With the Orioles, who ever really knows?
It’s worth noting, though, that a previous time Heyman wrote about this rumored near-extension, he characterized it as a deal that was both “on the cusp of reality” and “all but done.” That was in June of last year when he wrote about a deal discussed some time within Machado’s first two seasons. So, that rumor was already two years old by the time Heyman ever wrote about it.
The above doesn’t sound like something that was ever all but done. Sources stories seem to have changed. Whatever the case, it’s going to cost a whole lot more to do a long deal with Machado now. Although it would be nice if this deal had happened and there was another year or two of Machado on the O’s, the fact would still remain that sooner or later, the O’s would have to pay up in a big way in order to keep Machado around.

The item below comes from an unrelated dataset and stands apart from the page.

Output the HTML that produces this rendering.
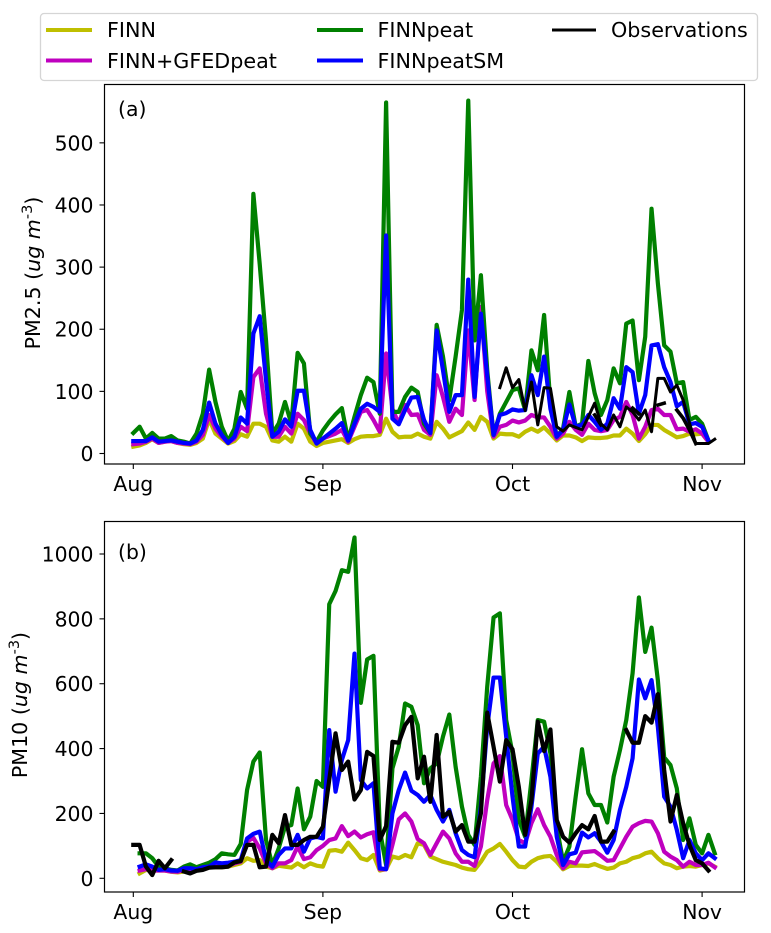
<!DOCTYPE html>
<html>
<head>
<meta charset="utf-8">
<title>PM2.5 and PM10 time series</title>
<style>
html,body{margin:0;padding:0;background:#fff;}
svg{display:block;}
text{font-family:"DejaVu Sans","Liberation Sans",sans-serif;font-size:20.4px;fill:#000;}
.lg{font-size:20.7px;}
.yl{font-size:20.6px;}
</style>
</head>
<body>
<svg id="chart" xmlns="http://www.w3.org/2000/svg" width="771" height="933" viewBox="0 0 771 933">
  <rect x="0" y="0" width="771" height="933" fill="#fff"/>
  <g id="panel-a"></g>
  <g id="panel-b"></g>
  <text class="yl" transform="translate(40,273) rotate(-90)" text-anchor="middle">PM2.5 (<tspan font-style="italic">ug m</tspan><tspan font-size="14.5px" dy="-8">-3</tspan><tspan dy="8">)</tspan></text>
  <text class="yl" transform="translate(27,705) rotate(-90)" text-anchor="middle">PM10 (<tspan font-style="italic">ug m</tspan><tspan font-size="14.5px" dy="-8">-3</tspan><tspan dy="8">)</tspan></text>
  <g>
    <rect x="40.5" y="13.5" width="717" height="67" rx="3.5" fill="#fff" stroke="#d5d5d5" stroke-width="1.3"/>
    <line x1="46" x2="92" y1="30" y2="30" stroke="#bfbf00" stroke-width="4"/>
    <text class="lg" x="107" y="37">FINN</text>
    <line x1="46" x2="92" y1="60.5" y2="60.5" stroke="#bf00bf" stroke-width="4"/>
    <text class="lg" x="107" y="68">FINN+GFEDpeat</text>
    <line x1="317" x2="363" y1="30" y2="30" stroke="#008000" stroke-width="4"/>
    <text class="lg" x="377.5" y="37">FINNpeat</text>
    <line x1="317" x2="363" y1="60.5" y2="60.5" stroke="#0000ff" stroke-width="4"/>
    <text class="lg" x="377.5" y="68">FINNpeatSM</text>
    <line x1="552" x2="596" y1="30" y2="30" stroke="#000" stroke-width="3"/>
    <text class="lg" x="611" y="37">Observations</text>
  </g>
</svg>
<script>
const monthLabels = ['Aug','Sep','Oct','Nov'];
const monthIndices = [0,30,60,90];
const pm25Ticks = [0,100,200,300,400,500];
const pm10Ticks = [0,200,400,600,800,1000];

const pm25Finn = [
11,13,17,23,17,19,20,17,15,14,
17,24,55,32,24,16,20,31,27,48,
48,43,21,19,27,19,48,40,19,12,
17,19,21,23,17,23,27,28,28,30,
56,35,26,27,27,32,27,24,51,40,
26,31,36,50,38,59,51,24,32,31,
31,27,35,40,35,42,32,21,29,29,
26,20,26,25,25,26,29,29,40,32,
20,31,46,46,38,32,26,28,32,31,
32,19];
const pm25Gfed = [
15,16,19,24,17,19,20,17,16,15,
19,30,62,40,27,17,24,43,36,123,
137,64,27,27,43,32,64,54,32,16,
24,28,32,38,19,43,67,70,54,35,
161,72,48,78,62,63,38,30,126,91,
51,72,62,198,86,236,100,27,43,46,
53,50,53,62,58,58,43,24,32,51,
38,30,48,38,36,38,54,59,83,62,
24,43,70,72,62,62,39,40,35,39,
32,19];
const pm25Peat = [
33,43,24,33,24,24,28,21,19,16,
32,64,135,83,43,20,40,99,72,418,
305,182,32,48,83,48,162,145,32,19,
37,51,63,73,21,59,94,122,115,64,
565,67,67,91,106,99,48,33,207,156,
86,156,231,568,182,287,134,30,64,83,
102,105,70,166,134,223,80,27,40,99,
43,48,149,97,62,86,137,113,209,214,
118,188,394,274,174,164,113,115,54,59,
48,21];
const pm25PeatSM = [
20,20,20,26,19,20,21,19,17,16,
21,38,82,48,30,17,27,58,48,193,
221,118,27,35,55,43,101,101,38,16,
24,32,40,49,21,48,72,80,75,67,
351,56,47,70,90,91,54,33,198,134,
67,94,94,280,91,225,125,30,62,65,
71,69,70,126,94,156,72,27,38,79,
43,46,62,51,38,48,89,72,139,131,
64,94,174,176,139,115,76,83,47,49,
43,21];
const pm25Obs = [
null,null,null,null,null,null,null,null,null,null,
null,null,null,null,null,null,null,null,null,null,
null,null,null,null,null,null,null,null,null,null,
null,null,null,null,null,null,null,null,null,null,
null,null,null,null,null,null,null,null,null,null,
null,null,null,null,null,null,null,null,106,138,
106,119,69,115,46,106,105,43,36,46,
42,38,59,81,48,38,62,43,75,67,
54,70,35,121,121,99,110,86,49,16,
16,16,23];
const pm25ObsAlt = [
null,null,null,null,null,null,null,null,null,null,
null,null,null,null,null,null,null,null,null,null,
null,null,null,null,null,null,null,null,null,null,
null,null,null,null,null,null,null,null,null,null,
null,null,null,null,null,null,null,null,null,null,
null,null,null,null,null,null,null,null,null,null,
null,null,null,null,null,null,null,null,null,null,
null,null,null,62,46,null,null,null,null,73,
64,null,null,78,81,null,70,57,38,16];

const pm10Finn = [
null,15,26,24,24,24,20,18,21,24,
24,31,34,34,34,36,41,46,62,54,
56,36,31,39,36,33,46,34,46,39,
36,85,87,82,110,87,62,56,72,24,
28,67,62,72,65,108,103,67,59,51,
46,41,33,28,26,51,82,92,106,82,
56,36,34,51,62,67,69,51,28,38,
39,39,38,44,36,29,33,46,51,62,
67,77,82,62,46,41,31,36,38,36,
41,46,36];
const pm10Gfed = [
null,24,28,24,24,24,21,20,26,26,
26,31,34,36,36,38,46,51,113,125,
92,46,31,46,46,56,98,59,65,87,
100,118,123,161,130,144,126,136,142,28,
28,103,182,200,175,121,108,72,108,144,
123,77,51,51,38,98,241,354,377,226,
180,118,108,170,213,164,128,72,31,51,
46,80,82,84,70,54,56,92,128,159,
170,177,175,139,82,67,56,36,51,41,
41,48,34];
const pm10Peat = [
null,77,77,62,36,31,26,24,36,43,
34,41,48,59,77,74,72,106,272,360,
388,118,41,92,159,164,277,151,190,300,
282,845,886,950,945,1051,541,675,686,149,
41,339,406,539,529,472,293,339,354,437,
505,344,221,134,103,313,591,804,817,488,
385,180,128,303,488,483,385,159,51,98,
252,398,262,226,226,172,313,395,488,632,
866,698,773,611,373,349,277,118,185,103,
77,134,77];
const pm10PeatSM = [
null,36,43,36,26,28,24,23,31,31,
28,34,36,49,46,48,51,56,123,137,
144,56,36,72,92,92,134,82,123,128,
123,457,267,365,426,693,303,277,293,31,
28,200,272,326,270,257,236,257,211,175,
211,139,87,72,65,221,467,619,619,437,
252,98,98,221,385,406,313,128,41,74,
79,141,126,139,113,79,118,211,282,370,
613,555,611,467,252,221,149,62,118,77,
56,77,62];
const pm10Obs = [
103,103,36,10,54,31,56,null,21,15,
23,26,33,34,34,36,49,53,103,103,
34,36,134,108,195,103,103,118,128,128,
159,303,447,334,360,243,272,390,377,118,
161,421,418,472,498,308,375,236,442,190,
205,144,164,113,113,200,511,406,298,426,
398,282,134,241,483,392,459,180,128,110,
139,164,151,192,113,113,144,null,457,418,
418,500,480,568,334,175,257,170,103,56,
46,24];

const NS = 'http://www.w3.org/2000/svg';
function xScale(i){ return 133.3 + 6.32 * i; }
function yScaleA(v){ return 453.5 - v * 0.6213; }
function yScaleB(v){ return 878.3 - v * 0.3243; }

function linePath(values, yScale){
  let d = '', pen = false;
  values.forEach(function(v, i){
    if (v === null) { pen = false; return; }
    d += (pen ? 'L' : 'M') + xScale(i).toFixed(2) + ' ' + yScale(v).toFixed(2);
    pen = true;
  });
  return d;
}

function addSeries(parent, values, yScale, color, width, name){
  const p = document.createElementNS(NS, 'path');
  
  
  p.setAttribute('d', linePath(values, yScale));
  p.setAttribute('fill', 'none');
  p.setAttribute('stroke', color);
  p.setAttribute('stroke-width', width);
  p.setAttribute('stroke-linecap', 'square');
  p.setAttribute('stroke-linejoin', 'round');
  parent.appendChild(p);
}

function addAxes(parent, top, bottom, yScale, ticks, panelLabel, labelY){
  const left = 104.5, right = 744.5;
  ticks.forEach(function(t){
    const y = yScale(t);
    const m = document.createElementNS(NS, 'line');
    
    
    m.setAttribute('x1', left - 5);
    m.setAttribute('x2', left);
    m.setAttribute('y1', y);
    m.setAttribute('y2', y);
    m.setAttribute('stroke', '#000');
    m.setAttribute('stroke-width', '1.1');
    parent.appendChild(m);
    const l = document.createElementNS(NS, 'text');
    
    
    l.setAttribute('x', left - 11);
    l.setAttribute('y', y + 7.5);
    l.setAttribute('text-anchor', 'end');
    l.textContent = String(t);
    parent.appendChild(l);
  });
  monthIndices.forEach(function(idx, k){
    const x = xScale(idx);
    const m = document.createElementNS(NS, 'line');
    
    
    m.setAttribute('x1', x);
    m.setAttribute('x2', x);
    m.setAttribute('y1', bottom);
    m.setAttribute('y2', bottom + 5);
    m.setAttribute('stroke', '#000');
    m.setAttribute('stroke-width', '1.1');
    parent.appendChild(m);
    const l = document.createElementNS(NS, 'text');
    
    
    l.setAttribute('x', x);
    l.setAttribute('y', bottom + 27);
    l.setAttribute('text-anchor', 'middle');
    l.textContent = monthLabels[k];
    parent.appendChild(l);
  });
  const frame = document.createElementNS(NS, 'rect');
  
  
  frame.setAttribute('x', left);
  frame.setAttribute('y', top);
  frame.setAttribute('width', right - left);
  frame.setAttribute('height', bottom - top);
  frame.setAttribute('fill', 'none');
  frame.setAttribute('stroke', '#000');
  frame.setAttribute('stroke-width', '1.2');
  parent.appendChild(frame);
  const pl = document.createElementNS(NS, 'text');
  
  
  pl.setAttribute('x', 118);
  pl.setAttribute('y', labelY);
  pl.textContent = panelLabel;
  pl.style.fontSize = '20.4px';
  parent.appendChild(pl);
}

const panelA = document.getElementById('panel-a');
addSeries(panelA, pm25Finn, yScaleA, '#bfbf00', 4.2, 'pm25-finn-line');
addSeries(panelA, pm25Gfed, yScaleA, '#bf00bf', 4.2, 'pm25-finn-gfedpeat-line');
addSeries(panelA, pm25Peat, yScaleA, '#008000', 4.2, 'pm25-finnpeat-line');
addSeries(panelA, pm25PeatSM, yScaleA, '#0000ff', 4.2, 'pm25-finnpeatsm-line');
addSeries(panelA, pm25Obs, yScaleA, '#000000', 3, 'pm25-observations-line');
addSeries(panelA, pm25ObsAlt, yScaleA, '#000000', 3.6, 'pm25-observations-segments');
addAxes(panelA, 84.5, 464, yScaleA, pm25Ticks, '(a)', 116);

const panelB = document.getElementById('panel-b');
addSeries(panelB, pm10Finn, yScaleB, '#bfbf00', 4.2, 'pm10-finn-line');
addSeries(panelB, pm10Gfed, yScaleB, '#bf00bf', 4.2, 'pm10-finn-gfedpeat-line');
addSeries(panelB, pm10Peat, yScaleB, '#008000', 4.2, 'pm10-finnpeat-line');
addSeries(panelB, pm10PeatSM, yScaleB, '#0000ff', 4.2, 'pm10-finnpeatsm-line');
addSeries(panelB, pm10Obs, yScaleB, '#000000', 4.2, 'pm10-observations-line');
addAxes(panelB, 521.5, 892, yScaleB, pm10Ticks, '(b)', 559);
</script>
</body>
</html>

The Machado question will be an important thing to figure out this offseason because if there’s not going to be a big Machado contract from the O’s, then the window is 2018 and they must approach next season as if this is the case.
Hopefully, that would involve some better signings and trades than the last couple of years worth of “win now” moves have brought them. Re-signing Chris Davis, Darren O’Day, and Mark Trumbo under the belief that at least they would still be around for the last years before Machado is a free agent hasn’t worked out.
There’s now about a year and six weeks until Machado can officially become a free agent. Hold on to your butts.